Like Takoma Park, few noncitizens have taken advantage of voting in San Francisco. In February 2022, 235 of 328 registered noncitizen voters cast ballots in a recall election.
In 2021, New York’s City Council extended the right to vote in municipal elections to lawful permanent residents and other noncitizens authorized to work in the United States. A state court deemed the bill unconstitutional, a ruling the city is appealing.
Over the past three years, three cities in Vermont – Burlington, Winooski and Montpelier – have all voted to allow legal residents of the United States to vote in local elections.
“It’s about basic democracy,” said Carter Neubieser, a local councilor in Burlington, by phone. “Sixty percent of people rent in this city. Much of the living conditions of those renters is determined by what city government does and how we do it.”
He cited zoning changes, user fees in parks and a variety of local programs. “All of these decisions are hyperlocal and affect everybody, regardless if you’re a citizen or not,” he said.
Noncitizens comprise about 5.5% of Burlington’s population of 45,000, according to the city. Only 62 voted in a March local election, out of 15,000 ballots cast, according to Vermont Public.
Despite low turnout in relatively few places that allow noncitizen voting, Republicans have used D.C’s legislation as a stick, depicting Democrats as soft on immigration and welcoming of election fraud.
Rep. Jeff Van Drew, R-N.J., said in a House debate that the effort shows the left is eager to “use the millions of illegal immigrants as political pawns to increase their power.” That glosses over the fact that the D.C. act pertains only to local elections, in a city where Democrats already hold an overwhelming edge.
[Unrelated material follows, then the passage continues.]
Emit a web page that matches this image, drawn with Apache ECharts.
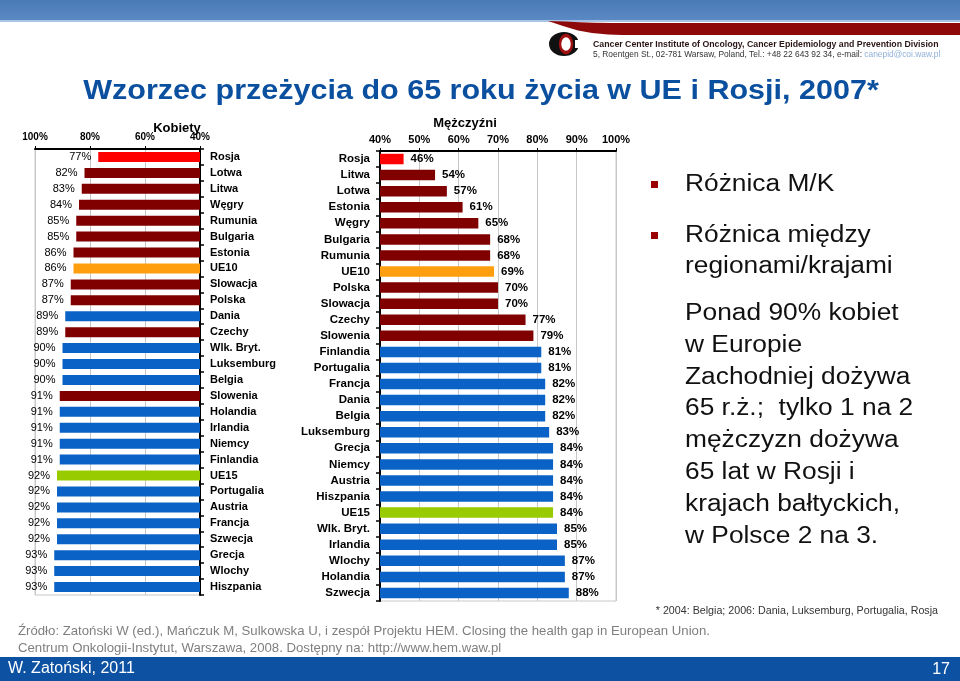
<!DOCTYPE html>
<html>
<head>
<meta charset="utf-8">
<script src="https://cdn.jsdelivr.net/npm/echarts@6/dist/echarts.min.js"></script>
<style>
html,body{margin:0;padding:0;background:#fff;}
#c{width:960px;height:681px;}
</style>
</head>
<body>
<div id="c"></div>
<script>
// ---------- DATA ----------
const femaleCategories = ['Rosja','Lotwa','Litwa','Węgry','Rumunia','Bulgaria','Estonia','UE10','Slowacja','Polska','Dania','Czechy','Wlk. Bryt.','Luksemburg','Belgia','Slowenia','Holandia','Irlandia','Niemcy','Finlandia','UE15','Portugalia','Austria','Francja','Szwecja','Grecja','Wlochy','Hiszpania'];
const femaleValues = [77,82,83,84,85,85,86,86,87,87,89,89,90,90,90,91,91,91,91,91,92,92,92,92,92,93,93,93];
const femaleGroups = ['RU','E','E','E','E','E','E','UE10','E','E','W','E','W','W','W','E','W','W','W','W','UE15','W','W','W','W','W','W','W'];

const maleCategories = ['Rosja','Litwa','Lotwa','Estonia','Węgry','Bulgaria','Rumunia','UE10','Polska','Slowacja','Czechy','Slowenia','Finlandia','Portugalia','Francja','Dania','Belgia','Luksemburg','Grecja','Niemcy','Austria','Hiszpania','UE15','Wlk. Bryt.','Irlandia','Wlochy','Holandia','Szwecja'];
const maleValues = [46,54,57,61,65,68,68,69,70,70,77,79,81,81,82,82,82,83,84,84,84,84,84,85,85,87,87,88];
const maleGroups = ['RU','E','E','E','E','E','E','UE10','E','E','E','E','W','W','W','W','W','W','W','W','W','W','UE15','W','W','W','W','W'];

const femaleAxisTitle = 'Kobiety';
const maleAxisTitle = 'Mężczyźni';
const slideTitle = 'Wzorzec przeżycia do 65 roku życia w UE i Rosji, 2007*';
const bulletLines = ['Różnica M/K', 'Różnica między'];
const bodyLines = ['regionami/krajami','Ponad 90% kobiet','w Europie','Zachodniej dożywa','65 r.ż.;  tylko 1 na 2','mężczyzn dożywa','65 lat w Rosji i','krajach bałtyckich,','w Polsce 2 na 3.'];
const footnote = '* 2004: Belgia; 2006: Dania, Luksemburg, Portugalia, Rosja';
const sourceLines = ['Źródło: Zatoński W (ed.), Mańczuk M, Sulkowska U, i zespół Projektu HEM. Closing the health gap in European Union.','Centrum Onkologii-Instytut, Warszawa, 2008. Dostępny na: http://www.hem.waw.pl'];
const footerLeft = 'W. Zatoński, 2011';
const footerRight = '17';
const logoLine1 = 'Cancer Center Institute of Oncology, Cancer Epidemiology and Prevention Division';
const logoLine2a = '5, Roentgen St., 02-781 Warsaw, Poland, Tel.: +48 22 643 92 34, e-mail: ';
const logoLine2b = 'canepid@coi.waw.pl';

// ---------- STYLE ----------
const groupColors = {RU:'#FF0000', E:'#800000', UE10:'#FF9F10', W:'#0A62C6', UE15:'#99CC00'};
const FONT = 'Liberation Sans, Arial, sans-serif';

function barData(vals, groups){
  return vals.map((v,i)=>({value:v, itemStyle:{color:groupColors[groups[i]]}}));
}

const chart = echarts.init(document.getElementById('c'), null, {renderer:'canvas'});

const axisLineBlack = {show:true, lineStyle:{color:'#000', width:2}};

const graphics = [];
// top band
graphics.push({type:'rect', shape:{x:0,y:0,width:960,height:20}, style:{fill:new echarts.graphic.LinearGradient(0,0,0,1,[{offset:0,color:'#4A7AB6'},{offset:1,color:'#5A89C4'}])}, z:1});
graphics.push({type:'rect', shape:{x:0,y:20,width:960,height:2}, style:{fill:'#A9C4E4'}, z:1});
// red swoosh
graphics.push({type:'polygon', shape:{points:[[548,21],[565,21.6],[580,22.3],[595,22.8],[612,23],[960,23],[960,35],[622,35],[608,34.5],[592,33],[578,30.5],[563,26],[548,21]]}, style:{fill:'#8E0A0A'}, z:1});
// logo
graphics.push({type:'circle', x:564, y:44, scaleX:1.25, shape:{cx:0,cy:0,r:12}, style:{fill:'#111'}, z:2});
graphics.push({type:'rect', shape:{x:575,y:40,width:12,height:8}, style:{fill:'#fff'}, z:3});
graphics.push({type:'circle', x:566, y:44, scaleX:0.7, shape:{cx:0,cy:0,r:8.5}, style:{fill:'#fff', stroke:'#A01010', lineWidth:3.5}, z:4});
graphics.push({type:'text', x:593, y:45, style:{text:logoLine1, fontFamily:FONT, fontSize:8.75, fontWeight:'bold', fill:'#2a1515', verticalAlign:'middle'}, z:2});
graphics.push({type:'text', x:593, y:55, style:{text:'{a|'+logoLine2a+'}{b|'+logoLine2b+'}', fontFamily:FONT, fontSize:8.4, verticalAlign:'middle', rich:{a:{fontFamily:FONT,fontSize:8.4,fill:'#333'}, b:{fontFamily:FONT,fontSize:8.4,fill:'#8FB0D8'}}}, z:2});
// title
graphics.push({type:'text', x:481, y:91, scaleX:1.09, style:{text:slideTitle, fontFamily:FONT, fontSize:28, fontWeight:'bold', fill:'#0B4F9F', align:'center', verticalAlign:'middle'}, z:2});
// axis titles
graphics.push({type:'text', x:177, y:128, style:{text:femaleAxisTitle, fontFamily:FONT, fontSize:13, fontWeight:'bold', fill:'#000', align:'center', verticalAlign:'middle'}, z:2});
graphics.push({type:'text', x:465, y:123, style:{text:maleAxisTitle, fontFamily:FONT, fontSize:13, fontWeight:'bold', fill:'#000', align:'center', verticalAlign:'middle'}, z:2});
// right text
const bulletY = [185, 236];
bulletLines.forEach((t,i)=>{
  graphics.push({type:'rect', shape:{x:651,y:bulletY[i]-4,width:7,height:7}, style:{fill:'#9A0000'}, z:2});
  graphics.push({type:'text', x:685, y:bulletY[i], scaleX:1.12, style:{text:t, fontFamily:FONT, fontSize:23.5, fill:'#111', verticalAlign:'middle'}, z:2});
});
const bodyY = [267, 314, 346, 378, 409, 441, 473, 505, 537];
bodyLines.forEach((t,i)=>{
  graphics.push({type:'text', x:685, y:bodyY[i], scaleX:1.12, style:{text:t, fontFamily:FONT, fontSize:23.5, fill:'#111', verticalAlign:'middle'}, z:2});
});
// footnote + source
graphics.push({type:'text', x:938, y:611, style:{text:footnote, fontFamily:FONT, fontSize:10.7, fill:'#333', align:'right', verticalAlign:'middle'}, z:2});
graphics.push({type:'text', x:18, y:631, style:{text:sourceLines[0], fontFamily:FONT, fontSize:13.2, fill:'#7F7F7F', verticalAlign:'middle'}, z:2});
graphics.push({type:'text', x:18, y:648, style:{text:sourceLines[1], fontFamily:FONT, fontSize:13.2, fill:'#7F7F7F', verticalAlign:'middle'}, z:2});
// bottom band
graphics.push({type:'rect', shape:{x:0,y:657,width:960,height:24}, style:{fill:'#0D52A2'}, z:1});
graphics.push({type:'text', x:8, y:669, style:{text:footerLeft, fontFamily:FONT, fontSize:16, fill:'#fff', verticalAlign:'middle'}, z:2});
graphics.push({type:'text', x:950, y:670, style:{text:footerRight, fontFamily:FONT, fontSize:16, fill:'#fff', align:'right', verticalAlign:'middle'}, z:2});

const option = {
  animation:false,
  backgroundColor:'#fff',
  textStyle:{fontFamily:FONT},
  grid:[
    {left:35, top:149, width:165, height:446, show:true, borderColor:'#c8c8c8', borderWidth:1, backgroundColor:'transparent'},
    {left:380, top:151, width:236, height:450, show:true, borderColor:'#c8c8c8', borderWidth:1, backgroundColor:'transparent'}
  ],
  xAxis:[
    {gridIndex:0, type:'value', min:40, max:100, interval:20, inverse:true, position:'top',
      axisLine:axisLineBlack, axisTick:{show:true, length:3, lineStyle:{color:'#000'}},
      axisLabel:{formatter:'{value}%', fontFamily:FONT, fontWeight:'bold', fontSize:10, color:'#000', margin:7},
      splitLine:{show:true, lineStyle:{color:'#c8c8c8', width:1}}},
    {gridIndex:1, type:'value', min:40, max:100, interval:10, position:'top',
      axisLine:axisLineBlack, axisTick:{show:true, length:3, lineStyle:{color:'#000'}},
      axisLabel:{formatter:'{value}%', fontFamily:FONT, fontWeight:'bold', fontSize:11, color:'#000', margin:6},
      splitLine:{show:true, lineStyle:{color:'#c8c8c8', width:1}}}
  ],
  yAxis:[
    {gridIndex:0, type:'category', data:femaleCategories, inverse:true, position:'right',
      axisLine:axisLineBlack, axisTick:{show:true, length:4, lineStyle:{color:'#000', width:1.5}},
      axisLabel:{fontFamily:FONT, fontWeight:'bold', fontSize:11, color:'#000', margin:10},
      splitLine:{show:false}},
    {gridIndex:1, type:'category', data:maleCategories, inverse:true, position:'left',
      axisLine:axisLineBlack, axisTick:{show:true, length:4, lineStyle:{color:'#000', width:1.5}},
      axisLabel:{fontFamily:FONT, fontWeight:'bold', fontSize:11.5, color:'#000', margin:10},
      splitLine:{show:false}}
  ],
  series:[
    {type:'bar', xAxisIndex:0, yAxisIndex:0, data:barData(femaleValues, femaleGroups), barWidth:10, clip:true,
      label:{show:true, position:'left', distance:7, formatter:'{c}%', fontFamily:FONT, fontSize:11, color:'#000'}},
    {type:'bar', xAxisIndex:1, yAxisIndex:1, data:barData(maleValues, maleGroups), barWidth:10.5, clip:true,
      label:{show:true, position:'right', distance:7, formatter:'{c}%', fontFamily:FONT, fontWeight:'bold', fontSize:11.5, color:'#000'}}
  ],
  graphic:{elements:graphics}
};
chart.setOption(option);
</script>
</body>
</html>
Hayduk also noted the “minuscule” numbers of votes cast by undocumented immigrants, who could be subject to prosecution and potential deportation.
Gallego defended his support of D.C.’s noncitizen voting measure last year.
“I believe voting is a fundamental right reserved for the citizens of the United States, and I will oppose any effort to erode that right in Arizona and on the federal level,” he said in a statement. But, he added, local voting in D.C. has no impact on the rights of Arizonans or on national elections.
He called the bill an example of congressional overreach that left D.C. residents “at the mercy of a vindictive Republican House majority.”
When the issue came back to the House in May, however, Gallego sided with that “vindictive majority,” apparently calculating that inconsistency was less risky than appearing soft on immigration.
A recent CBS/YouGov poll found that almost 50% of Arizona voters deem the U.S.-Mexico border situation a “crisis.” Gallego – who leads by a commanding 13 percentage points in that poll, even as President Joe Biden trails Donald Trump in the state – also has used that description.
Lake, his likely opponent for the seat being vacated by Sen. Kyrsten Sinema, slammed him for the turnaround.
“Flip-flopping on the issues now won’t trick Arizonans into thinking he’s a moderate after we’ve watched him vote for open-borders policies time and time again over his decade in Washington D.C.,” Lake said in a campaign statement.